Directions for this task:
Reproduce exactly, with no pictures, each line from the opening of the material down through the line containing "const yogunluk = [0.0492, 0.0451, 0.0341, 0.0211];".

Records with drawing code:
-*-

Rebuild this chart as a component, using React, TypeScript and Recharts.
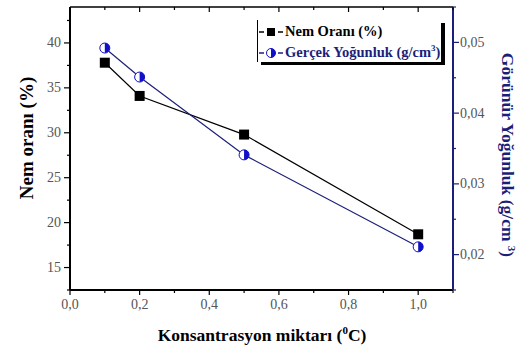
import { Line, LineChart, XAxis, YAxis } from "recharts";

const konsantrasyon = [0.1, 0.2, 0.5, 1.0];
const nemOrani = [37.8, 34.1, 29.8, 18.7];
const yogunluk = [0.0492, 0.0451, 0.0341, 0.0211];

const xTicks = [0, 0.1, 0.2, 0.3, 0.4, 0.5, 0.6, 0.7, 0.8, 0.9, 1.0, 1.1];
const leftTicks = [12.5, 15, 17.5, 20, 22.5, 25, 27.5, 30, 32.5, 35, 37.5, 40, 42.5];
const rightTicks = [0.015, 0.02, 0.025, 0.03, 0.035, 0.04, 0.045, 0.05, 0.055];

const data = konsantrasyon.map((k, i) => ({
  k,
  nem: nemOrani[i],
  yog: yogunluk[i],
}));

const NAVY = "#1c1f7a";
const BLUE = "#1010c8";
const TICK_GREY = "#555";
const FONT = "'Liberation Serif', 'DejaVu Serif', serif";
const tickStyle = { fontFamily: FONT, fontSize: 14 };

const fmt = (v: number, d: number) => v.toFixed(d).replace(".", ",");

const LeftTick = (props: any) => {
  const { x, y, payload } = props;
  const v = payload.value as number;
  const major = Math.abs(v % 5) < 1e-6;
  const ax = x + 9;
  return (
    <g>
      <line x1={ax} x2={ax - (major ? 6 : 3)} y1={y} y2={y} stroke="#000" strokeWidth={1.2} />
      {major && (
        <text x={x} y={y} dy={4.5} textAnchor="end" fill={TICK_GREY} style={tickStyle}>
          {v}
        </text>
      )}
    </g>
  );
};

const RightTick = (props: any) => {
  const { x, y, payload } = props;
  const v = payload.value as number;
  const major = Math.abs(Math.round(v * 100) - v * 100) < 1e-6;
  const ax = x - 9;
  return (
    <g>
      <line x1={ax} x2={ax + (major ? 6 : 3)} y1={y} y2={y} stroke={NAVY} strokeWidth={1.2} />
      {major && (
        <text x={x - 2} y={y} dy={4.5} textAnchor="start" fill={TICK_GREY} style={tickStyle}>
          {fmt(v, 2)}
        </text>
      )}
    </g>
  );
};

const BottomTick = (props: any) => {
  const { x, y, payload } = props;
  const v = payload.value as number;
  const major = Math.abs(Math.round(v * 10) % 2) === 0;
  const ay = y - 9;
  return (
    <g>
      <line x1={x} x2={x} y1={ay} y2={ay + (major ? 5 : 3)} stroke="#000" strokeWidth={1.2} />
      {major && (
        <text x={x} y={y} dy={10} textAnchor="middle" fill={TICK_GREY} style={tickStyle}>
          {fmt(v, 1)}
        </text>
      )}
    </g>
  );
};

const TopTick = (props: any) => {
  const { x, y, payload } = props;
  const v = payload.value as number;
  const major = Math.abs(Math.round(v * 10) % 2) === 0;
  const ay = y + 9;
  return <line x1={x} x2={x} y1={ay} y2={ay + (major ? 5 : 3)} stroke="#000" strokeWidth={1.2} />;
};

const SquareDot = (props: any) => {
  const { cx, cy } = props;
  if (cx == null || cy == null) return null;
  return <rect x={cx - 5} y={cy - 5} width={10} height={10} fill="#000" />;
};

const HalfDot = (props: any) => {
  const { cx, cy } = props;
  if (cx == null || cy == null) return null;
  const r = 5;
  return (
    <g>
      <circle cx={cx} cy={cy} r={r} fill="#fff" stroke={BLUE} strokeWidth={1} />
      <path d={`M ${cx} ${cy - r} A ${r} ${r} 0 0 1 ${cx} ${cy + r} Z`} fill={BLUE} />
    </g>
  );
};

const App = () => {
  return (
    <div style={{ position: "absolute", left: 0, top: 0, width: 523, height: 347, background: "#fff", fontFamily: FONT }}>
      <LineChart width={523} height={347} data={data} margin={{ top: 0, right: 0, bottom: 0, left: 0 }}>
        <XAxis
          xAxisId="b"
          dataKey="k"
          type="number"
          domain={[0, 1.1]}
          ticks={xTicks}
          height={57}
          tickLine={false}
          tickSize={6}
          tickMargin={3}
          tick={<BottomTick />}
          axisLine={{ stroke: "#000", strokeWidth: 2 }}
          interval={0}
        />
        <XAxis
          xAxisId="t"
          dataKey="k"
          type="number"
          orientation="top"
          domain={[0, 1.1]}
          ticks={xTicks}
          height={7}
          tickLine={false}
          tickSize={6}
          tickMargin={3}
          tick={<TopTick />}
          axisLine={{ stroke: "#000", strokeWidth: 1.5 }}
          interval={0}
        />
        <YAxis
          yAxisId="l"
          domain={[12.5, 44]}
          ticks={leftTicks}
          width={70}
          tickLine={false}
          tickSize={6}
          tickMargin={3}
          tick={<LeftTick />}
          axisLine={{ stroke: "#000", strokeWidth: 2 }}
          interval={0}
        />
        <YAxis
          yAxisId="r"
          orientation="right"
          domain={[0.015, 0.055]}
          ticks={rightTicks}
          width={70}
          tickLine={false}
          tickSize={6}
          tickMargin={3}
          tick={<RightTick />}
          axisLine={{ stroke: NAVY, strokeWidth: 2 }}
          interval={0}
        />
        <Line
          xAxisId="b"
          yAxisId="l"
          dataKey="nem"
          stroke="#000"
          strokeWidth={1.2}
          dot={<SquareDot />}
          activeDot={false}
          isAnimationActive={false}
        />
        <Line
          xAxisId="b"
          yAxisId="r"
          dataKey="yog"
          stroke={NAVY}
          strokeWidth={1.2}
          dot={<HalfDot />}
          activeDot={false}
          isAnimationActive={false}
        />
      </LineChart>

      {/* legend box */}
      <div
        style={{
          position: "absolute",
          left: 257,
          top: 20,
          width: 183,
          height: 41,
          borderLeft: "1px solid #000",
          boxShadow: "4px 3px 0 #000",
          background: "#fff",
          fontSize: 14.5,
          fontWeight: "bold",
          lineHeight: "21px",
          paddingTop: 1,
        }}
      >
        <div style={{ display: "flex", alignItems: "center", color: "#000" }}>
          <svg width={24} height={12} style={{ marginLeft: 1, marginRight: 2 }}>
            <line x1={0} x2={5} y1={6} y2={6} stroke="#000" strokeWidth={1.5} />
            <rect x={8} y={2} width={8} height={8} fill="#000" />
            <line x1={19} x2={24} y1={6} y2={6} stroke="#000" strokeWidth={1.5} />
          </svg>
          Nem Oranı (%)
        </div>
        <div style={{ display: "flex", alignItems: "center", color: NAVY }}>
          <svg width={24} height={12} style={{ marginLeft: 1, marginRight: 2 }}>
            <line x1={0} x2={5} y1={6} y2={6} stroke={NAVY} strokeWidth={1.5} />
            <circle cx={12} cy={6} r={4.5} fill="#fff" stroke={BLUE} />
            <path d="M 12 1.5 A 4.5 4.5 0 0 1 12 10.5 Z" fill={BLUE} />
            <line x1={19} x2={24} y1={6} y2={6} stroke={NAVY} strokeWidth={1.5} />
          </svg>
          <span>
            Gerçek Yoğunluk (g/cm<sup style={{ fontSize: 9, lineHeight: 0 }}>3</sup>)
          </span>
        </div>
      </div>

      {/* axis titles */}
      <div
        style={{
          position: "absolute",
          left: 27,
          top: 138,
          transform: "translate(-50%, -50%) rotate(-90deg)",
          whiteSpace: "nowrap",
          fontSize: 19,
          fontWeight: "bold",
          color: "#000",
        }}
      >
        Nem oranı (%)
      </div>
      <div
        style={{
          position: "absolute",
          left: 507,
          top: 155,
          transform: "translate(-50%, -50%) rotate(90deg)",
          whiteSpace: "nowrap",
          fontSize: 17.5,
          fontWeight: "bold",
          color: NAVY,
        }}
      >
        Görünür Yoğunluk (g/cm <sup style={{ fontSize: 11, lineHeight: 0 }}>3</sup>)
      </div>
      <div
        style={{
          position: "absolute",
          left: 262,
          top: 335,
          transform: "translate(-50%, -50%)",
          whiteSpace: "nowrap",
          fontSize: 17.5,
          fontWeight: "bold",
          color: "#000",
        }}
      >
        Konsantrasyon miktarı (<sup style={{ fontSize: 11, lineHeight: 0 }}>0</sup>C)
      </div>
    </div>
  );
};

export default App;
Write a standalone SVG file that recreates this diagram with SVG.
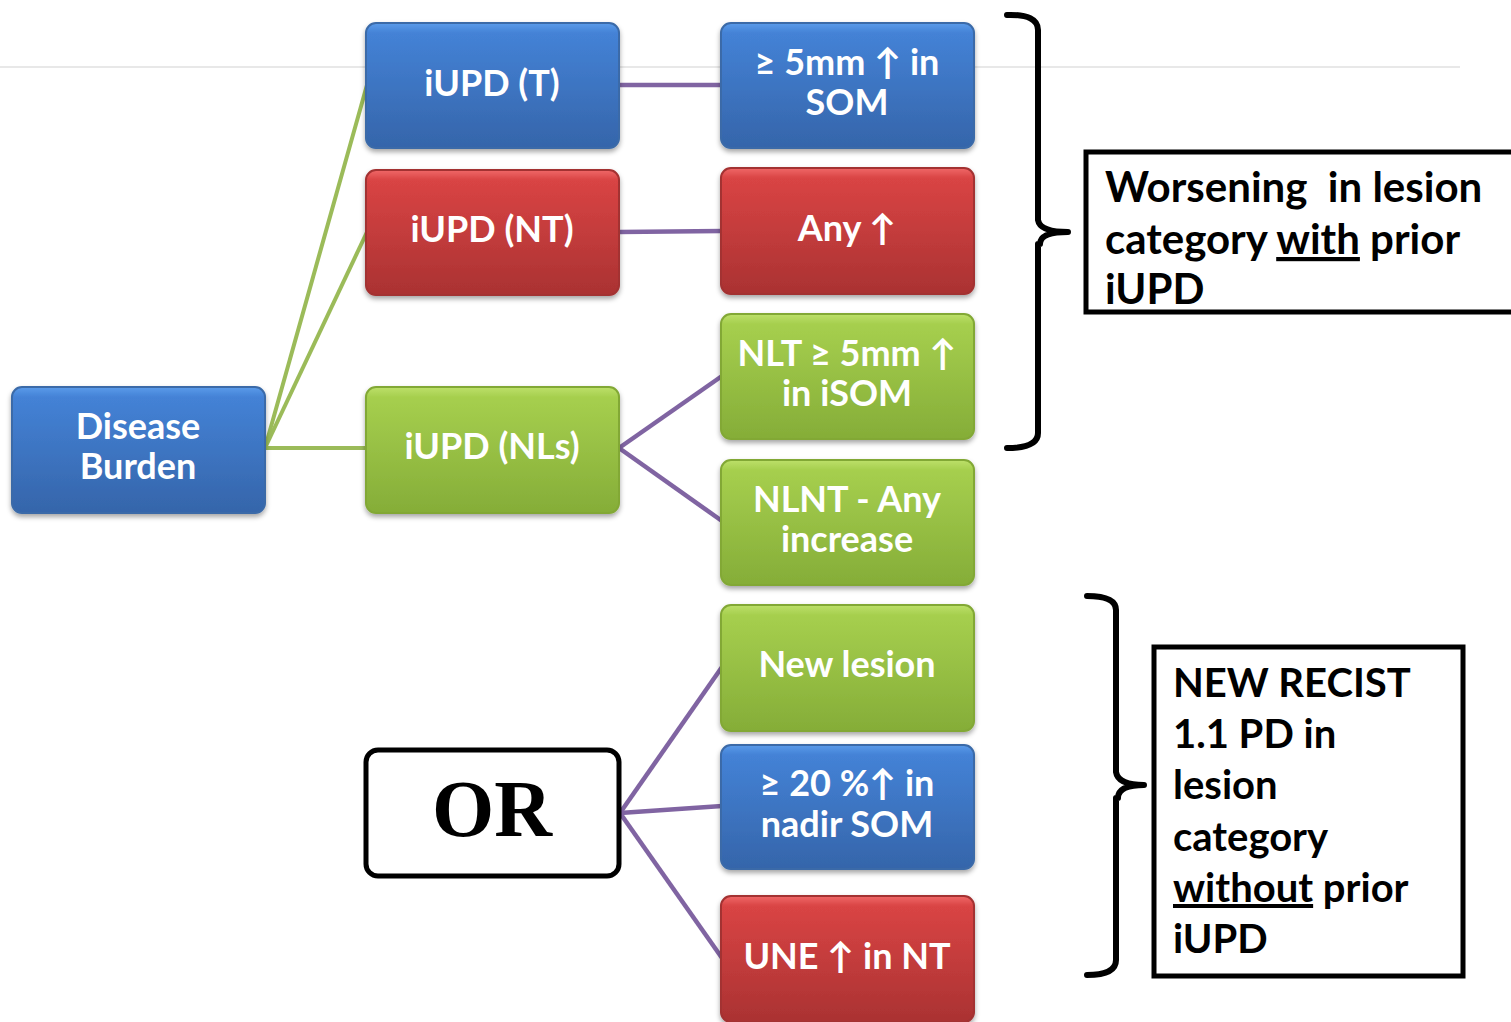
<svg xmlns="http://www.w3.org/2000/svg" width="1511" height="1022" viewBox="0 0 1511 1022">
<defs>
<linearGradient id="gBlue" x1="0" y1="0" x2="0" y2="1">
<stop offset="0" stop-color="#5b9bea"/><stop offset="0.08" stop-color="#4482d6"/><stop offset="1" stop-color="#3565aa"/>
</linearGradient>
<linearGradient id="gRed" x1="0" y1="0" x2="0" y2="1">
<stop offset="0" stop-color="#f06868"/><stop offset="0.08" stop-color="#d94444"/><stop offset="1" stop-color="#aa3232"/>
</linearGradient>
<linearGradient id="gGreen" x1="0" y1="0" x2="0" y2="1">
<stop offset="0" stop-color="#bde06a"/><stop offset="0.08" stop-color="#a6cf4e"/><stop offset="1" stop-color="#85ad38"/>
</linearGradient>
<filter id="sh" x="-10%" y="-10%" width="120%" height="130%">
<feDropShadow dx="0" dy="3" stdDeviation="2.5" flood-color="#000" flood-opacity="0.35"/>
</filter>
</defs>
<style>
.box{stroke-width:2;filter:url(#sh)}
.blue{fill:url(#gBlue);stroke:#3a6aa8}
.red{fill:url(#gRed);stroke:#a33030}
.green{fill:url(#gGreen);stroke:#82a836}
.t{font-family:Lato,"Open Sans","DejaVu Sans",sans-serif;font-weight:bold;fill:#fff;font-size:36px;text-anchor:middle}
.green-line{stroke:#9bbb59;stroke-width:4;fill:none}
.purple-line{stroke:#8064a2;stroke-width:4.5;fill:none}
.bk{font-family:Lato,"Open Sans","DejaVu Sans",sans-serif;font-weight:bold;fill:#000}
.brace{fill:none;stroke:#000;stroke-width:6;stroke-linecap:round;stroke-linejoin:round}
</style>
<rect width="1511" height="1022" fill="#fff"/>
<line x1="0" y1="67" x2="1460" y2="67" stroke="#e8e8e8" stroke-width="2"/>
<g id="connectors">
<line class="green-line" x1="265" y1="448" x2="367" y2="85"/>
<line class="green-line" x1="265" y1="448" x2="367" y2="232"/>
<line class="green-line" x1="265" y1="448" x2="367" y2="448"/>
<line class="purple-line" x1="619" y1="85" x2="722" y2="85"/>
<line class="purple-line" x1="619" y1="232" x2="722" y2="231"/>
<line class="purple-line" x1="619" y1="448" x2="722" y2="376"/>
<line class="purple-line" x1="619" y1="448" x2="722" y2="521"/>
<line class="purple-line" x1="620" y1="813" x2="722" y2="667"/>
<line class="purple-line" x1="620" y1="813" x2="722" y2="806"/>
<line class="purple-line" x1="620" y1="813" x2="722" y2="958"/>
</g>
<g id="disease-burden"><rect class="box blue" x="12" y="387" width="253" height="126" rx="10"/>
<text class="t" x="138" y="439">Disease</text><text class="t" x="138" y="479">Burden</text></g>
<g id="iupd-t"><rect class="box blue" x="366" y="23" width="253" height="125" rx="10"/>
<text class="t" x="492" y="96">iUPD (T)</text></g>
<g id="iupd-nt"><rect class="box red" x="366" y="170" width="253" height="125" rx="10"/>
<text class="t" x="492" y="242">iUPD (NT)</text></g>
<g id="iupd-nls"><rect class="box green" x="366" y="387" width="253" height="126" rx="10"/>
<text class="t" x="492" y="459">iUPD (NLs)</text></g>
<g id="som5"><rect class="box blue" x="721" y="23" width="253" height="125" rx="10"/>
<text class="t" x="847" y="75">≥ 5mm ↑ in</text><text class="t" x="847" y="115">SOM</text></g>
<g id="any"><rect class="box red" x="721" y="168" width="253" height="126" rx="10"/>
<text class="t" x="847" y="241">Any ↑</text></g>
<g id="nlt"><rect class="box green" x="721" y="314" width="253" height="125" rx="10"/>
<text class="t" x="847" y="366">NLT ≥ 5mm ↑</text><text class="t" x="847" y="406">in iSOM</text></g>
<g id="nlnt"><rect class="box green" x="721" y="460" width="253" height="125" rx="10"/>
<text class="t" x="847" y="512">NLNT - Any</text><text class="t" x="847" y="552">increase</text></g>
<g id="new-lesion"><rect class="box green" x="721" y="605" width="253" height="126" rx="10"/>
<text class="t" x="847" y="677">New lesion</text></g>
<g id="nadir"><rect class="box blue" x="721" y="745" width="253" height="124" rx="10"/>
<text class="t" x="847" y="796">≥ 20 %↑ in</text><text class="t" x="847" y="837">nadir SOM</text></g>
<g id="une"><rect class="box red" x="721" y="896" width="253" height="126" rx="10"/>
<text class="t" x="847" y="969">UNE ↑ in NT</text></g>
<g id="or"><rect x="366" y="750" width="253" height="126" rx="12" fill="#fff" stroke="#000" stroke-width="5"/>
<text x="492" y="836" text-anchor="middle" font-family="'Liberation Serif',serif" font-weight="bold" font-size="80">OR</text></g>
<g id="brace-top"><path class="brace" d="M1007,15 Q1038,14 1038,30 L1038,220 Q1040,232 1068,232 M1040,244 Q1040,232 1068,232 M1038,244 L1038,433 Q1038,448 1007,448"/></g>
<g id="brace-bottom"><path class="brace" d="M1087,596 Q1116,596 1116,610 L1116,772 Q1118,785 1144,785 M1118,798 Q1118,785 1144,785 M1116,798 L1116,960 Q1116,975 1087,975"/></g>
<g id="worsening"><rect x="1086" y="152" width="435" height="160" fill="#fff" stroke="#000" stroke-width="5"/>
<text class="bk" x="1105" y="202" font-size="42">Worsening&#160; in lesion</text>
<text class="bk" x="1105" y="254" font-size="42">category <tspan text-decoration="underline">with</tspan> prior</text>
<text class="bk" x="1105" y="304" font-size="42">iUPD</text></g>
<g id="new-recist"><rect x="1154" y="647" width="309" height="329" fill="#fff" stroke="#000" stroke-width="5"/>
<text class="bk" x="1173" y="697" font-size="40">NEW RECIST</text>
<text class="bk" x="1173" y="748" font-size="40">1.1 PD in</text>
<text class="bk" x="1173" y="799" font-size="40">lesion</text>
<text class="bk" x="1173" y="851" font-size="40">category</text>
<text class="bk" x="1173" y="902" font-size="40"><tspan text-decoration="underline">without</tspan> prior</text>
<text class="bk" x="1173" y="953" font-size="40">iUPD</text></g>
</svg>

-*-

Written reply:
Rebuild this chart as a component, using React, TypeScript and Recharts.
import { Line, LineChart, XAxis, YAxis } from "recharts";

const konsantrasyon = [0.1, 0.2, 0.5, 1.0];
const nemOrani = [37.8, 34.1, 29.8, 18.7];
const yogunluk = [0.0492, 0.0451, 0.0341, 0.0211];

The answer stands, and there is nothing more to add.